Established as a way to recognize “the strength and esprit de corps of the trade and labor organizations,” Labor Day is a tribute to the social and economic achievements of workers across the country. Celebrated each September in the United States, this important holiday contributes to our understanding of the American worker and their contributions to the production and strength of the nation.
As an interdisciplinary field, labor studies combines the work of political science, sociology, economics, and history, in order to analyze issues of the historic and contemporary workforce. Work is a central feature of today’s lives, and labor issues have long been of significant importance. Practitioners and scholars of labor studies review historic controversies of the labor movement and its history. In addition, they analyze the strategic barriers and challenges to organizational change in place today to effectively assist workers in national and international contexts.

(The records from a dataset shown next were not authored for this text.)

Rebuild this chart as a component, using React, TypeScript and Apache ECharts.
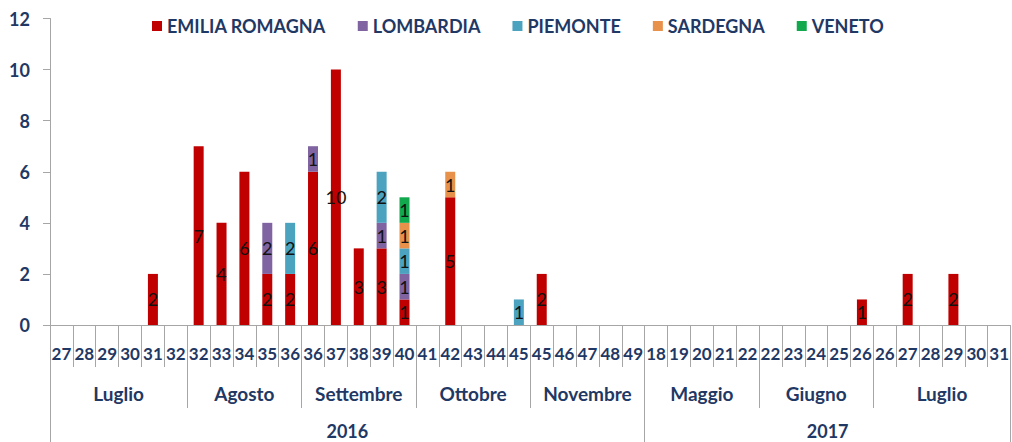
import React, { useEffect, useRef } from 'react';
import * as echarts from 'echarts';

const weeks = [
  '27', '28', '29', '30', '31', '32',
  '32', '33', '34', '35', '36',
  '36', '37', '38', '39', '40',
  '41', '42', '43', '44', '45',
  '45', '46', '47', '48', '49',
  '18', '19', '20', '21', '22',
  '22', '23', '24', '25', '26',
  '26', '27', '28', '29', '30', '31',
];
const months = ['Luglio', 'Agosto', 'Settembre', 'Ottobre', 'Novembre', 'Maggio', 'Giugno', 'Luglio'];
const monthSpans = [6, 5, 5, 5, 5, 5, 5, 6];
const years = ['2016', '2017'];
const yearSpans = [26, 16];

const seriesNames = ['EMILIA ROMAGNA', 'LOMBARDIA', 'PIEMONTE', 'SARDEGNA', 'VENETO'];
const seriesColors = ['#C00000', '#8064A2', '#4BA3BF', '#E8914A', '#12A84E'];

const emiliaRomagna = [0, 0, 0, 0, 2, 0, 7, 4, 6, 2, 2, 6, 10, 3, 3, 1, 0, 5, 0, 0, 0, 2, 0, 0, 0, 0, 0, 0, 0, 0, 0, 0, 0, 0, 0, 1, 0, 2, 0, 2, 0, 0];
const lombardia = [0, 0, 0, 0, 0, 0, 0, 0, 0, 2, 0, 1, 0, 0, 1, 1, 0, 0, 0, 0, 0, 0, 0, 0, 0, 0, 0, 0, 0, 0, 0, 0, 0, 0, 0, 0, 0, 0, 0, 0, 0, 0];
const piemonte = [0, 0, 0, 0, 0, 0, 0, 0, 0, 0, 2, 0, 0, 0, 2, 1, 0, 0, 0, 0, 1, 0, 0, 0, 0, 0, 0, 0, 0, 0, 0, 0, 0, 0, 0, 0, 0, 0, 0, 0, 0, 0];
const sardegna = [0, 0, 0, 0, 0, 0, 0, 0, 0, 0, 0, 0, 0, 0, 0, 1, 0, 1, 0, 0, 0, 0, 0, 0, 0, 0, 0, 0, 0, 0, 0, 0, 0, 0, 0, 0, 0, 0, 0, 0, 0, 0];
const veneto = [0, 0, 0, 0, 0, 0, 0, 0, 0, 0, 0, 0, 0, 0, 0, 1, 0, 0, 0, 0, 0, 0, 0, 0, 0, 0, 0, 0, 0, 0, 0, 0, 0, 0, 0, 0, 0, 0, 0, 0, 0, 0];
const seriesData = [emiliaRomagna, lombardia, piemonte, sardegna, veneto];

const yTicks = [0, 2, 4, 6, 8, 10, 12];

const NAVY = '#1F3864';
const GRAY = '#A6A6A6';
const FONT = 'Lato';

function spansToBounds(spans: number[]) {
  const bounds = [0];
  spans.forEach((s) => bounds.push(bounds[bounds.length - 1] + s));
  return bounds;
}

export default function App() {
  const ref = useRef<HTMLDivElement>(null);
  useEffect(() => {
    document.body.style.margin = '0';
    if (!ref.current) return;
    const chart = echarts.init(ref.current, null, { renderer: 'svg' });

    const monthBounds = spansToBounds(monthSpans);
    const monthCenters = months.map((_, i) => (monthBounds[i] + monthBounds[i + 1]) / 2);
    const yearBounds = spansToBounds(yearSpans);
    const yearCenters = years.map((_, i) => (yearBounds[i] + yearBounds[i + 1]) / 2);
    const total = weeks.length;

    const labelFor = (centers: number[], names: string[]) => (v: number) => {
      const i = centers.findIndex((c) => Math.abs(c - v) < 1e-6);
      return i >= 0 ? names[i] : '';
    };

    const option: any = {
      animation: false,
      textStyle: { fontFamily: FONT },
      legend: {
        top: 12,
        left: 147,
        itemWidth: 10,
        itemHeight: 10,
        itemGap: 32,
        icon: 'rect',
        textStyle: { color: NAVY, fontWeight: 'bold', fontSize: 18, fontFamily: FONT },
        data: seriesNames,
      },
      grid: { left: 50, right: 0, top: 18.5, bottom: 117, containLabel: false },
      xAxis: [
        {
          type: 'category',
          data: weeks,
          position: 'bottom',
          axisLine: { show: true, lineStyle: { color: GRAY } },
          axisTick: { show: true, interval: 0, length: 42, lineStyle: { color: GRAY } },
          axisLabel: {
            interval: 0,
            margin: 28,
            verticalAlign: 'middle',
            color: NAVY,
            fontWeight: 'bold',
            fontSize: 17,
            fontFamily: FONT,
          },
          splitLine: { show: false },
        },
        {
          type: 'value',
          min: 0,
          max: total,
          position: 'bottom',
          axisLine: { show: false },
          axisTick: { show: true, customValues: monthBounds, length: 83, lineStyle: { color: GRAY } },
          axisLabel: {
            customValues: monthCenters,
            formatter: labelFor(monthCenters, months),
            margin: 68,
            verticalAlign: 'middle',
            color: NAVY,
            fontWeight: 'bold',
            fontSize: 19,
            fontFamily: FONT,
          },
          splitLine: { show: false },
        },
        {
          type: 'value',
          min: 0,
          max: total,
          position: 'bottom',
          axisLine: { show: false },
          axisTick: { show: true, customValues: yearBounds, length: 130, lineStyle: { color: GRAY } },
          axisLabel: {
            customValues: yearCenters,
            formatter: labelFor(yearCenters, years),
            margin: 106,
            verticalAlign: 'middle',
            color: NAVY,
            fontWeight: 'bold',
            fontSize: 18,
            fontFamily: FONT,
          },
          splitLine: { show: false },
        },
      ],
      yAxis: {
        type: 'value',
        min: yTicks[0],
        max: yTicks[yTicks.length - 1],
        interval: 2,
        axisLine: { show: true, lineStyle: { color: GRAY } },
        axisTick: { show: true, length: 7, lineStyle: { color: GRAY } },
        axisLabel: { margin: 20, color: NAVY, fontWeight: 'bold', fontSize: 18, fontFamily: FONT },
        splitLine: { show: false },
      },
      series: seriesNames.map((name, si) => ({
        name,
        type: 'bar',
        stack: 'total',
        xAxisIndex: 0,
        barWidth: 10,
        itemStyle: { color: seriesColors[si] },
        data: seriesData[si].map((v) => (v === 0 ? null : v)),
        label: {
          show: true,
          position: 'inside',
          color: '#111',
          fontSize: 18,
          fontFamily: FONT,
          formatter: (p: any) => (p.value ? String(p.value) : ''),
        },
      })),
    };

    chart.setOption(option);
    return () => chart.dispose();
  }, []);

  return <div ref={ref} style={{ width: 1012, height: 442 }} />;
}
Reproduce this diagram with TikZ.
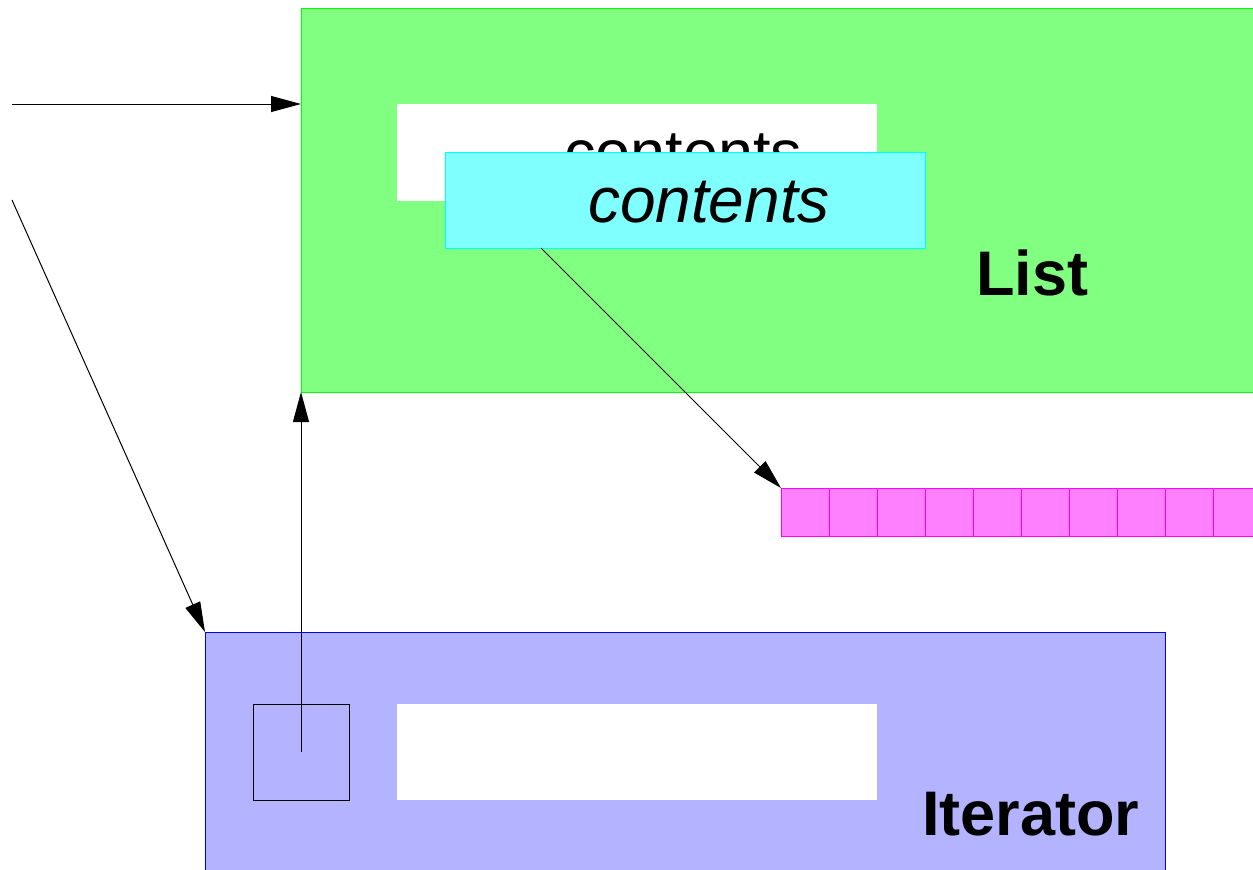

Labor studies scholarship is an active subject heading for UMass Press, particularly for its interdisciplinary nature. Last December, we published For Jobs and Freedom, a collection of writings by the tireless civil rights activist and union leader A. Philip Randolph (1889-1979). Known for leading the struggle for black freedom and organizing the Brotherhood of Sleeping Car Porters, Randolph was a key leader in the Civil Rights Movement and the American labor movement from the 1930s to 1960s. For Jobs and Freedom, edited by Andrew Kerstein and David Lucander, highlights Randolph’s essential writings over a five-decade career. Combining more than seventy published and unpublished pieces, the editors organized his writings thematically in order to situate speeches within Randolph’s major interests – dismantling workplace inequality, expanding civil rights, confronting racial segregation, and building international coalitions. John Bracey Jr., coeditor of SOS – Calling All Black People, says “this book will go a long way in making easily accessible . . . the leading figure among Blacks in the trade union movement from the 1930s until his death . . . I give it my strongest endorsement.” For more information on For Jobs and Freedom, please visit our website or view our subject heading on labor studies.
We here at UMass Press would like to wish everyone a relaxing Labor Day.